[Aim of the exercise]:
Copy exactly the lines that run from the top of the listing to the line containing "ax2 = fig.add_axes([702/1158, 1-415/492, 456/1158, 384/492])", both ends included, and omit the pictures.

↓

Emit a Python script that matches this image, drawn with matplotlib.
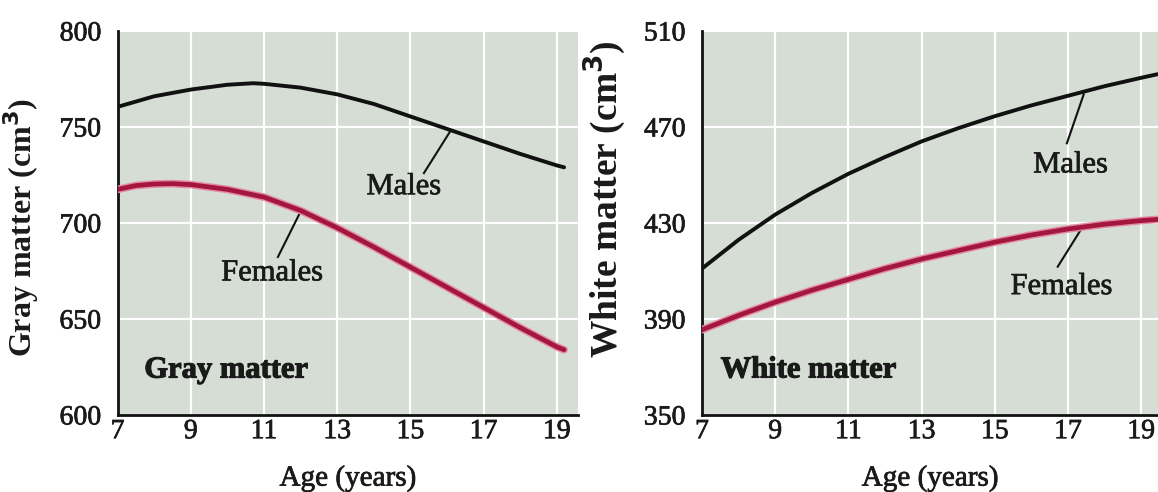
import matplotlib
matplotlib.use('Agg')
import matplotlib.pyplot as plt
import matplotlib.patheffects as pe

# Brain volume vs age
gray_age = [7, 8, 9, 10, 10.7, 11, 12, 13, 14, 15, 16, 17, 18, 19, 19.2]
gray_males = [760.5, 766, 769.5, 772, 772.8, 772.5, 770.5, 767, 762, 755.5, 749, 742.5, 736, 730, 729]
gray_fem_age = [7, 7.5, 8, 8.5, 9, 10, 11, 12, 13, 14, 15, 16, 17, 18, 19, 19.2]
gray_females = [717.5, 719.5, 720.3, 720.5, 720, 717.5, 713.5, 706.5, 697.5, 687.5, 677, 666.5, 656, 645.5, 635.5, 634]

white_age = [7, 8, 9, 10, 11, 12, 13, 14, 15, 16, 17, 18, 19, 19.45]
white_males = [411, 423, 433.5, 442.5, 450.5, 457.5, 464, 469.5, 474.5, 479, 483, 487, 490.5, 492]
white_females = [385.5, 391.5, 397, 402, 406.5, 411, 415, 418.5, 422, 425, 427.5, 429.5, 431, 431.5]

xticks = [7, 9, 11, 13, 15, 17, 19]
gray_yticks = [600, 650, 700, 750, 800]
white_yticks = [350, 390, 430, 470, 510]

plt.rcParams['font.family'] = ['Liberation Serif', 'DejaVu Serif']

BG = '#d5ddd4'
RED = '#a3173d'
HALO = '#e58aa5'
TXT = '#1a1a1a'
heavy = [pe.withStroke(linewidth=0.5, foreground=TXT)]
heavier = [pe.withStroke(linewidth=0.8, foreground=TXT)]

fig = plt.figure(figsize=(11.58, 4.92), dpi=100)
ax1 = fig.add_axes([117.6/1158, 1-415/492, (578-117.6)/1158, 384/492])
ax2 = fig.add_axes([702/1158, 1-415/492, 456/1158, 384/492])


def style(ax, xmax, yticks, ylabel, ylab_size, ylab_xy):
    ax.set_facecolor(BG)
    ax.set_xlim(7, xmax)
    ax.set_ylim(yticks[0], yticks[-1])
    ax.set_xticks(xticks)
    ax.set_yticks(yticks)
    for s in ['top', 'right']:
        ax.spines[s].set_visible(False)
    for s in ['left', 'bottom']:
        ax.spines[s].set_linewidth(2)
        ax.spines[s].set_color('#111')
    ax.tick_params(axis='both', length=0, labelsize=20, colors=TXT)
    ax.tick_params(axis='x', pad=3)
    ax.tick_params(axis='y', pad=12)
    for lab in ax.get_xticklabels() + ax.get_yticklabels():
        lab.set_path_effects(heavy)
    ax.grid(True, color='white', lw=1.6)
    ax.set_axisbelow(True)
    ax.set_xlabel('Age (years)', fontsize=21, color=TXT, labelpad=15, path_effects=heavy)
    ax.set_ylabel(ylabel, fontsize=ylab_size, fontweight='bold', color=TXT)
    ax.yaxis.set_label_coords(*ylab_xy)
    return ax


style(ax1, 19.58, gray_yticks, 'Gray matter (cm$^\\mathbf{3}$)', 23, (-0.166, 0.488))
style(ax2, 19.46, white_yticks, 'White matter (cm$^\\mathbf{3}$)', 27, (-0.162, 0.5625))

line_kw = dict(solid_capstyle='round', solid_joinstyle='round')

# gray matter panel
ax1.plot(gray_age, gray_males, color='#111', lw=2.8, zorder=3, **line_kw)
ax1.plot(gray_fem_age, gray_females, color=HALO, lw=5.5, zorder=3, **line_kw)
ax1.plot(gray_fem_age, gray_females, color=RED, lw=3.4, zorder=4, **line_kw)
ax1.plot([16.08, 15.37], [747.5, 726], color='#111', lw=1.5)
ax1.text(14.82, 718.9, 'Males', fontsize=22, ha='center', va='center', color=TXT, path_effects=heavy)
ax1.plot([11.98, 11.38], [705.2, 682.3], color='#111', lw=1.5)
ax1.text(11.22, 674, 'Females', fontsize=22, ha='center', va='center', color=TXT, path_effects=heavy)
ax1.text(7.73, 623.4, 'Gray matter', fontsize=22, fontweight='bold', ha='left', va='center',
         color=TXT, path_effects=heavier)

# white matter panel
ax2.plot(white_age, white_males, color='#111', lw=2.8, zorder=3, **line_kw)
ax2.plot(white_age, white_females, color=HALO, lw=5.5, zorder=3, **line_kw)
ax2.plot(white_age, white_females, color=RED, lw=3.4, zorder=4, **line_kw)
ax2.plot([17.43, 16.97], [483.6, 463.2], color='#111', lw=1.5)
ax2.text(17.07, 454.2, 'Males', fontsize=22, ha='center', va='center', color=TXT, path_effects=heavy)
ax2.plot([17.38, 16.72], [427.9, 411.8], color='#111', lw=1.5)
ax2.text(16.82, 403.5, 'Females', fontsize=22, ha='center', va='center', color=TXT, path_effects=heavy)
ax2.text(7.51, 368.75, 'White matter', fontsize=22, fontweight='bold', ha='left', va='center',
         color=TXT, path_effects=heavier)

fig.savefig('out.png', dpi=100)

↑

[Completed task]:
Emit a Python script that matches this image, drawn with matplotlib.
import matplotlib
matplotlib.use('Agg')
import matplotlib.pyplot as plt
import matplotlib.patheffects as pe

# Brain volume vs age
gray_age = [7, 8, 9, 10, 10.7, 11, 12, 13, 14, 15, 16, 17, 18, 19, 19.2]
gray_males = [760.5, 766, 769.5, 772, 772.8, 772.5, 770.5, 767, 762, 755.5, 749, 742.5, 736, 730, 729]
gray_fem_age = [7, 7.5, 8, 8.5, 9, 10, 11, 12, 13, 14, 15, 16, 17, 18, 19, 19.2]
gray_females = [717.5, 719.5, 720.3, 720.5, 720, 717.5, 713.5, 706.5, 697.5, 687.5, 677, 666.5, 656, 645.5, 635.5, 634]

white_age = [7, 8, 9, 10, 11, 12, 13, 14, 15, 16, 17, 18, 19, 19.45]
white_males = [411, 423, 433.5, 442.5, 450.5, 457.5, 464, 469.5, 474.5, 479, 483, 487, 490.5, 492]
white_females = [385.5, 391.5, 397, 402, 406.5, 411, 415, 418.5, 422, 425, 427.5, 429.5, 431, 431.5]

xticks = [7, 9, 11, 13, 15, 17, 19]
gray_yticks = [600, 650, 700, 750, 800]
white_yticks = [350, 390, 430, 470, 510]

plt.rcParams['font.family'] = ['Liberation Serif', 'DejaVu Serif']

BG = '#d5ddd4'
RED = '#a3173d'
HALO = '#e58aa5'
TXT = '#1a1a1a'
heavy = [pe.withStroke(linewidth=0.5, foreground=TXT)]
heavier = [pe.withStroke(linewidth=0.8, foreground=TXT)]

fig = plt.figure(figsize=(11.58, 4.92), dpi=100)
ax1 = fig.add_axes([117.6/1158, 1-415/492, (578-117.6)/1158, 384/492])
ax2 = fig.add_axes([702/1158, 1-415/492, 456/1158, 384/492])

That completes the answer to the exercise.